We come home and have last night's leftovers for lunch. Diapers are changed, swimming suits and towels are thrown into the wash, Fiona goes down for a nap. Wednesdays are my teaching day. I hurry around the house, straightening up for my students. I find myself taking joy in sweeping today, although I'm so tired and would love to lay down with the baby.

I have a full afternoon of teaching. I hadn't seen two of my students for a few weeks because of vacations. It's fun to catch up with them -- the thoughts and perspectives of preteens are enormously refreshing. I don't have help this afternoon and my kids are really wild, but surprisingly cooperative when I ask them to go play.

My husband arrives home a little bit before my last student. I'm surprised to see him, but glad when he offers to take the kids with him to the grocery store to pick up some dinner. It's already a bit late, and I hadn't started anything.

We eat dinner together as a family. It's not an idyllic meal, but there is a sense of gratitude for it -- we have so few family meals right now.

After dinner, we struggle to get the three children to sleep. It's past their bedtime and they're overtired. When they're finally down, my husband & his laptop retreat to a corner of the house to do more dissertation work, and I sit down with a movie and my knitting.

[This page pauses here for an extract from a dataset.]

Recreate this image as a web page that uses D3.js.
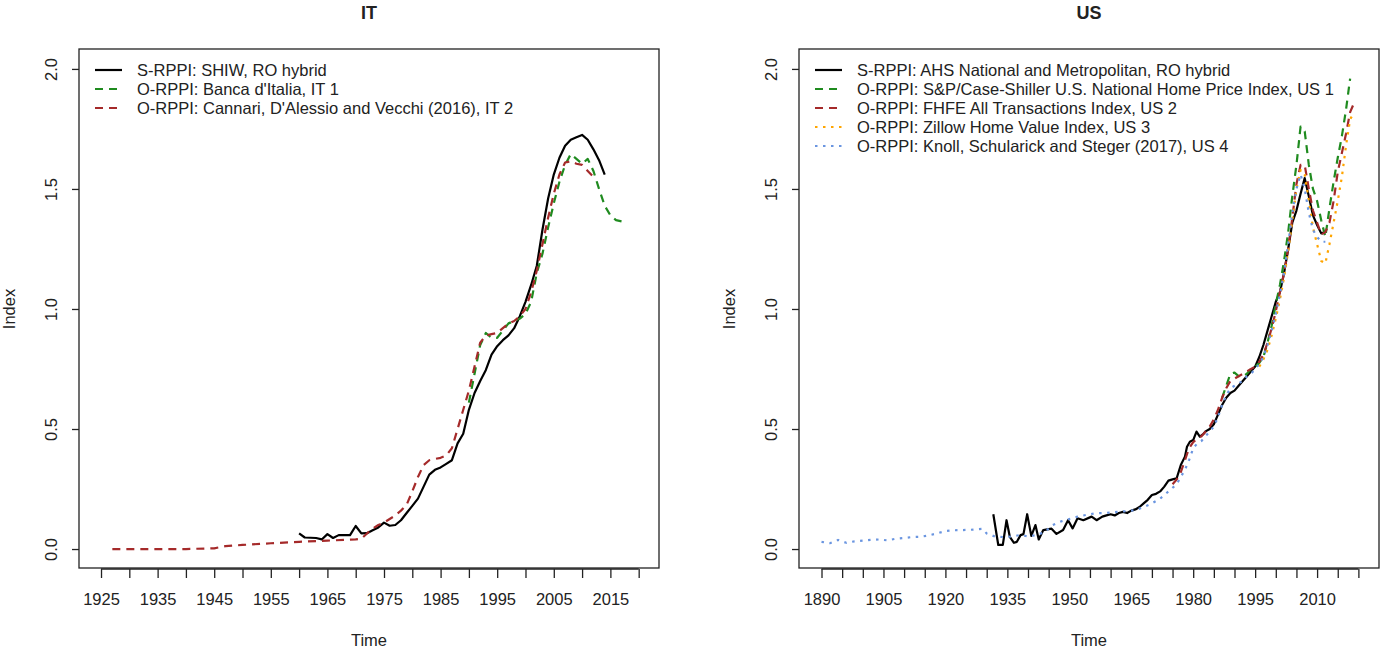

By the time the movie is over, it's almost midnight. I finish packing the swimming bag for the morning. The towels were already ready -- they were yesterday's, already dry and folded. The suits are hanging on pegs by the front door. I add a change of clothes for both children, tuck the sunscreen and goggles back into their respective pockets. As I fold the now-clean towels from today and set them aside for Friday morning, I realize that Friday is our last day of swimming lessons for the summer. It makes me a little bit wistful, knowing that I'm folding the last towels of the season. It occurs to me, as I take my vitamins, brush my teeth, and turn out the lights, that packing the swimming bag is love. It seems so simple, so obvious. But it's really love. It's one of the many small and not-so-small things that I do every day, out of love.

My life is both lonely and very full; it's both average and extraordinary. Yesterday's drudgery might be today's blessing -- or, perhaps, the other way around. It can be so easy to lose sight of these everyday blessings in the midst of hard work, a crying baby, arguing children, chaos, boredom, exhaustion, distractions. We want every day to offer an epiphany, a moment of catharsis, or peace, or contentment. But some days don't seem to offer anything at all.

Here's the secret: it's not easy. It will never be easy. It's much easier to fall into the trap of sleepwalking through these ordinary days, not realizing that, like each tree in a forest or pearl on a necklace, each one is both part of the whole, and a unique treasure of its own.

A wise friend of mine remarked recently, "The way you spend your days is the way you spend your life."